Given instruction => Search the records for "this" and copy each line that holds it.

Record excerpts =>
START

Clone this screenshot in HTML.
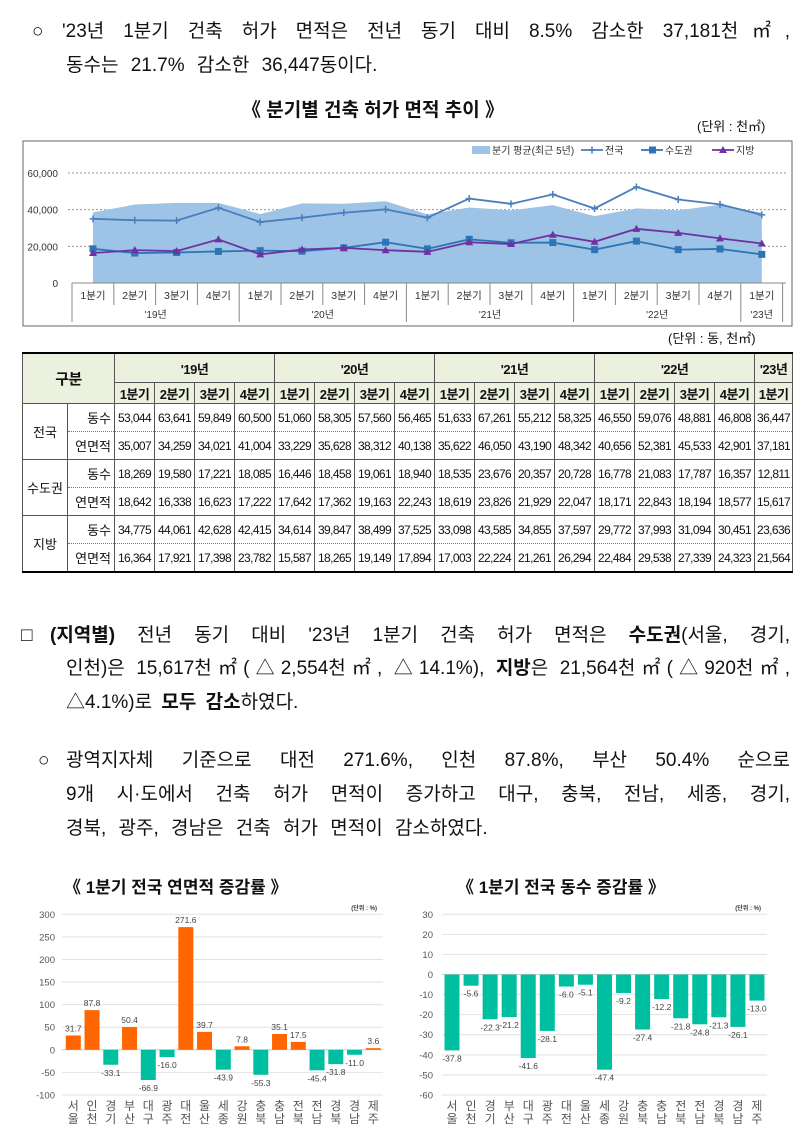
<!DOCTYPE html>
<html><head><meta charset="utf-8">
<style>
body{margin:0;width:804px;height:1145px;background:#fff;position:relative;overflow:hidden;font-family:"Liberation Sans","Noto Sans CJK KR",sans-serif;color:#111}
.ln{position:absolute;font-size:19px;white-space:nowrap;font-family:"Liberation Sans","Noto Sans CJK KR",sans-serif;line-height:24px}
.j{text-align:justify;text-align-last:justify;white-space:normal;overflow:hidden;height:26px}
.ttl{position:absolute;font-weight:bold;font-size:18px;white-space:nowrap;font-family:"Liberation Sans","Noto Sans CJK KR",sans-serif}
.unit{position:absolute;font-size:13px;white-space:nowrap;font-family:"Liberation Sans","Noto Sans CJK KR",sans-serif}
table{position:absolute;left:22px;top:352px;border-collapse:collapse;table-layout:fixed;width:770px;border-top:2px solid #000;border-bottom:2px solid #000;font-family:"Liberation Sans","Noto Sans CJK KR",sans-serif}
td,th{border:1px solid #555;padding:0;text-align:center;font-size:12px;letter-spacing:-0.6px;overflow:hidden;white-space:nowrap}
th{background:#ebf1de;font-weight:bold;font-size:13px;letter-spacing:-0.5px}
tr.h1 th{height:28px}tr.h2 th{height:20px}
tr.d td{height:27px}
tr.a td{border-bottom:1px dotted #777}
tr.b td{border-top:1px dotted #777}
td.rg,td.sb{font-size:13px;letter-spacing:0}
</style></head><body>

<div class="ln" style="left:32px;top:20px">○</div>
<div class="ln j" style="left:62px;top:20px;width:728px">'23년 1분기 건축 허가 면적은 전년 동기 대비 8.5% 감소한 37,181천㎡,</div>
<div class="ln" style="left:66px;top:54px;word-spacing:7px">동수는 21.7% 감소한 36,447동이다.</div>

<div class="ttl" style="left:242px;top:95px;font-size:19px">《 분기별 건축 허가 면적 추이 》</div>
<div class="unit" style="left:697px;top:116px">(단위 : 천㎡)</div>

<svg style="position:absolute;left:0;top:0" width="804" height="345" id="topchart">
<rect x="23" y="141" width="769" height="185" fill="#fff" stroke="#666" stroke-width="1"/>
</svg>
<div class="unit" style="left:668px;top:328px">(단위 : 동, 천㎡)</div>

<table>
<colgroup><col style="width:45px"><col style="width:47px"><col span="16" style="width:40px"><col style="width:38px"></colgroup>
<tr class="h1"><th colspan="2" rowspan="2" style="font-size:15px">구분</th><th colspan="4">'19년</th><th colspan="4">'20년</th><th colspan="4">'21년</th><th colspan="4">'22년</th><th>'23년</th></tr>
<tr class="h2" id="qrow"></tr>
<tbody id="tb"></tbody>
</table>

<div class="ln" style="left:21px;top:624px">□</div>
<div class="ln j" style="left:50px;top:624px;width:740px"><b>(지역별)</b> 전년 동기 대비 '23년 1분기 건축 허가 면적은 <b>수도권</b>(서울, 경기,</div>
<div class="ln j" style="left:66px;top:657px;width:724px">인천)은 15,617천㎡(△2,554천㎡, △14.1%), <b>지방</b>은 21,564천㎡(△920천㎡,</div>
<div class="ln" style="left:66px;top:691px;word-spacing:4px">△4.1%)로 <b>모두 감소</b>하였다.</div>

<div class="ln" style="left:38px;top:749px">○</div>
<div class="ln j" style="left:66px;top:749px;width:724px">광역지자체 기준으로 대전 271.6%, 인천 87.8%, 부산 50.4% 순으로</div>
<div class="ln j" style="left:66px;top:783px;width:724px">9개 시·도에서 건축 허가 면적이 증가하고 대구, 충북, 전남, 세종, 경기,</div>
<div class="ln" style="left:66px;top:817px;word-spacing:7px">경북, 광주, 경남은 건축 허가 면적이 감소하였다.</div>

<div class="ttl" style="left:64px;top:873px;font-size:17px">《 1분기 전국 연면적 증감률 》</div>
<div class="ttl" style="left:457px;top:873px;font-size:17px">《 1분기 전국 동수 증감률 》</div>

<svg style="position:absolute;left:0;top:0" width="804" height="1145" id="bot"></svg>

<script>
// ---- top chart data ----
const quarters=['1분기','2분기','3분기','4분기','1분기','2분기','3분기','4분기','1분기','2분기','3분기','4분기','1분기','2분기','3분기','4분기','1분기'];
const years=["'19년","'20년","'21년","'22년","'23년"];
const avg5=[38500,42800,43700,43700,37600,43400,43200,44600,37400,41200,39600,42500,36500,40700,39600,42700,38300];
const natArea=[35007,34259,34021,41004,33229,35628,38312,40138,35622,46050,43190,48342,40656,52381,45533,42901,37181];
const capArea=[18642,16338,16623,17222,17642,17362,19163,22243,18619,23826,21929,22047,18171,22843,18194,18577,15617];
const locArea=[16364,17921,17398,23782,15587,18265,19149,17894,17003,22224,21261,26294,22484,29538,27339,24323,21564];
const natCnt=[53044,63641,59849,60500,51060,58305,57560,56465,51633,67261,55212,58325,46550,59076,48881,46808,36447];
const capCnt=[18269,19580,17221,18085,16446,18458,19061,18940,18535,23676,20357,20728,16778,21083,17787,16357,12811];
const locCnt=[34775,44061,42628,42415,34614,39847,38499,37525,33098,43585,34855,37597,29772,37993,31094,30451,23636];
const yTicks=[0,20000,40000,60000];
// ---- bottom charts data ----
const regions=['서울','인천','경기','부산','대구','광주','대전','울산','세종','강원','충북','충남','전북','전남','경북','경남','제주'];
const areaRate=[31.7,87.8,-33.1,50.4,-66.9,-16.0,271.6,39.7,-43.9,7.8,-55.3,35.1,17.5,-45.4,-31.8,-11.0,3.6];
const cntRate=[-37.8,-5.6,-22.3,-21.2,-41.6,-28.1,-6.0,-5.1,-47.4,-9.2,-27.4,-12.2,-21.8,-24.8,-21.3,-26.1,-13.0];
const areaTicks=[300,250,200,150,100,50,0,-50,-100];
const cntTicks=[30,20,10,0,-10,-20,-30,-40,-50,-60];

const NS='http://www.w3.org/2000/svg';
function mk(p,t,a){const e=document.createElementNS(NS,t);for(const k in a)e.setAttribute(k,a[k]);p.appendChild(e);return e;}
const fmt=n=>n.toLocaleString('en-US');

// top chart
const topSvg=document.getElementById('topchart');
const ty=v=>283-v*110/60000;
const tx=i=>93+41.8*i;
yTicks.forEach(v=>{
  if(v>0){const g=mk(topSvg,'line',{x1:68,x2:786,y1:ty(v),y2:ty(v),stroke:'#999','stroke-dasharray':'2,2'});
  
  }
  const t=mk(topSvg,'text',{x:58,y:ty(v)+4,'text-anchor':'end','font-size':10,fill:'#333'});
  
  
  t.textContent=fmt(v);
});
let ap='M'+tx(0)+','+ty(0);
avg5.forEach((v,i)=>ap+=' L'+tx(i)+','+ty(v));
ap+=' L'+tx(avg5.length-1)+','+ty(0)+'Z';
const area=mk(topSvg,'path',{d:ap,fill:'#9dc3e6'});


const ax=mk(topSvg,'line',{x1:72,x2:786,y1:283,y2:283,stroke:'#888'});


mk(topSvg,'line',{x1:72,x2:72,y1:283,y2:322,stroke:'#888'});
quarters.forEach((q,i)=>{
  const xr=72+41.8*(i+1);
  const yearEnd=(i%4==3)||i==16;
  mk(topSvg,'line',{x1:xr,x2:xr,y1:283,y2:yearEnd?322:305,stroke:'#888'});
  const t=mk(topSvg,'text',{x:tx(i),y:299,'text-anchor':'middle','font-size':10.5,fill:'#333'});
  
  
  t.textContent=q;
});
years.forEach((y,k)=>{
  const c=k<4?72+41.8*(4*k+2):tx(16);
  const t=mk(topSvg,'text',{x:c,y:318,'text-anchor':'middle','font-size':10,fill:'#333'});
  
  
  t.textContent=y;
});
function series(arr,col,marker,name){
  const pl=mk(topSvg,'polyline',{points:arr.map((v,i)=>tx(i)+','+ty(v)).join(' '),fill:'none',stroke:col,'stroke-width':1.8});
  
  
  arr.forEach((v,i)=>{const x=tx(i),y=ty(v);let m;
    if(marker=='sq')m=mk(topSvg,'rect',{x:x-3.5,y:y-3.5,width:7,height:7,fill:col});
    else if(marker=='tri')m=mk(topSvg,'path',{d:`M${x},${y-4}L${x+4},${y+3}L${x-4},${y+3}Z`,fill:col});
    else m=mk(topSvg,'path',{d:`M${x-3.5},${y}H${x+3.5}M${x},${y-3.5}V${y+3.5}`,stroke:col,'stroke-width':1.5});
    
    });
}
series(natArea,'#4a7ebb','plus','national');
series(capArea,'#2e75b6','sq','capital');
series(locArea,'#7030a0','tri','local');
// legend
const lg=[['area','분기 평균(최근 5년)',472,'#9dc3e6'],['plus','전국',581,'#4a7ebb'],['sq','수도권',641,'#2e75b6'],['tri','지방',712,'#7030a0']];
lg.forEach(([k,l,x,c])=>{
  const y=150;
  if(k=='area'){const r=mk(topSvg,'rect',{x:x,y:y-4,width:18,height:8,fill:c});
    
    }
  else{mk(topSvg,'line',{x1:x,x2:x+22,y1:y,y2:y,stroke:c,'stroke-width':1.8});
    if(k=='sq')mk(topSvg,'rect',{x:x+8,y:y-3.5,width:7,height:7,fill:c});
    if(k=='tri')mk(topSvg,'path',{d:`M${x+11},${y-4}L${x+15},${y+3}L${x+7},${y+3}Z`,fill:c});
    if(k=='plus')mk(topSvg,'path',{d:`M${x+7.5},${y}H${x+14.5}M${x+11},${y-3.5}V${y+3.5}`,stroke:c,'stroke-width':1.5});}
  const t=mk(topSvg,'text',{x:x+(k=='area'?20:24),y:y+4,'font-size':10,fill:'#333'});
  
  
  t.textContent=l;
});

// table
const qrow=document.getElementById('qrow');
quarters.forEach(q=>{const th=document.createElement('th');th.textContent=q;
  
  
  qrow.appendChild(th);});
const tb=document.getElementById('tb');
[['전국',natCnt,natArea],['수도권',capCnt,capArea],['지방',locCnt,locArea]].forEach(([r,c,a])=>{
  [['동수',c,'a'],['연면적',a,'b']].forEach(([s,arr,cls],j)=>{
    const tr=document.createElement('tr');tr.className='d '+cls;
    if(j==0){const td=document.createElement('td');td.rowSpan=2;td.className='rg';td.textContent=r;
      
      
      td.style.borderBottom='1px solid #555';tr.appendChild(td);}
    const sb=document.createElement('td');sb.className='sb';sb.textContent=s;sb.style.textAlign='right';sb.style.paddingRight='3px';
    
    
    tr.appendChild(sb);
    arr.forEach(v=>{const td=document.createElement('td');td.textContent=fmt(v);
      
      
      tr.appendChild(td);});
    tb.appendChild(tr);
  });
});

// bottom charts
const bot=document.getElementById('bot');
function bar(o){
  const y=v=>o.y0-v*o.k;
  const u=mk(bot,'text',{x:o.gx2-6,y:910,'font-size':6,'font-weight':'bold',fill:'#333','text-anchor':'end'});
  
  
  u.textContent='(단위 : %)';
  o.ticks.forEach(v=>{
    const g=mk(bot,'line',{x1:o.gx1,x2:o.gx2,y1:y(v),y2:y(v),stroke:v==0?'#ccc':'#e2e2e2'});
    
    
    const t=mk(bot,'text',{x:o.lx,y:y(v)+3.5,'text-anchor':'end','font-size':9.5,fill:'#555'});
    
    
    t.textContent=v;
  });
  o.vals.forEach((v,i)=>{
    const cx=o.x0+o.sp*i;
    const r=mk(bot,'rect',{x:cx-7.5,y:Math.min(y(v),y(0)),width:15,height:Math.abs(y(v)-y(0)),fill:v>=0?'#ff6600':'#00bfa0'});
    
    
    const t=mk(bot,'text',{x:cx,y:v>=0?y(v)-4:y(v)+11,'text-anchor':'middle','font-size':8.5,fill:'#444'});
    
    
    t.textContent=v.toFixed(1);
    [0,1].forEach(k=>{const c=mk(bot,'text',{x:cx,y:1110+k*13,'text-anchor':'middle','font-size':12,fill:'#555'});
      
      
      c.textContent=regions[i][k];});
  });
}
bar({vals:areaRate,ticks:areaTicks,y0:1049.8,k:0.4517,gx1:62,gx2:383,lx:55,x0:73.3,sp:18.75});
bar({vals:cntRate,ticks:cntTicks,y0:974.5,k:2.008,gx1:442,gx2:767,lx:433,x0:452,sp:19.06});
</script>
</body></html>
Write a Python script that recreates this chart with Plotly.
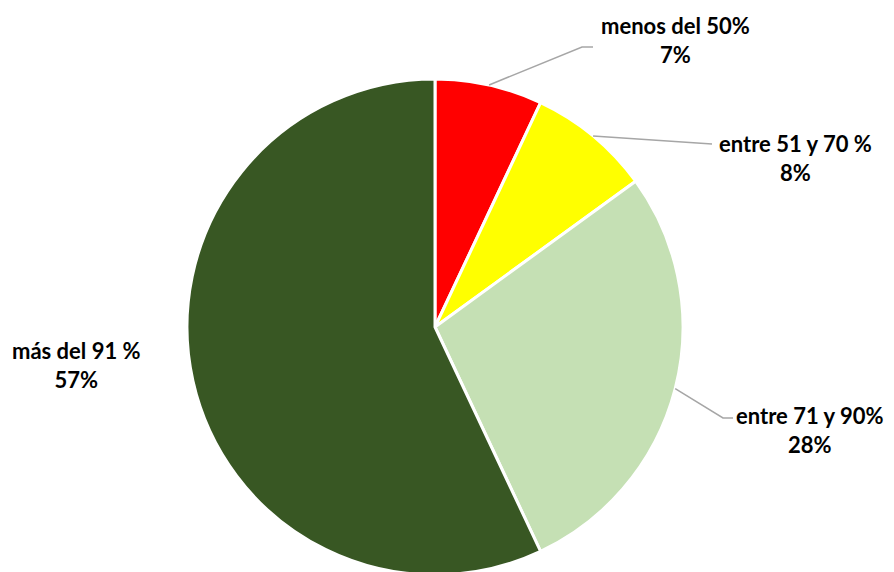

END

The reply =>
Clone this screenshot in HTML.
Write a Python script that recreates this chart with Plotly.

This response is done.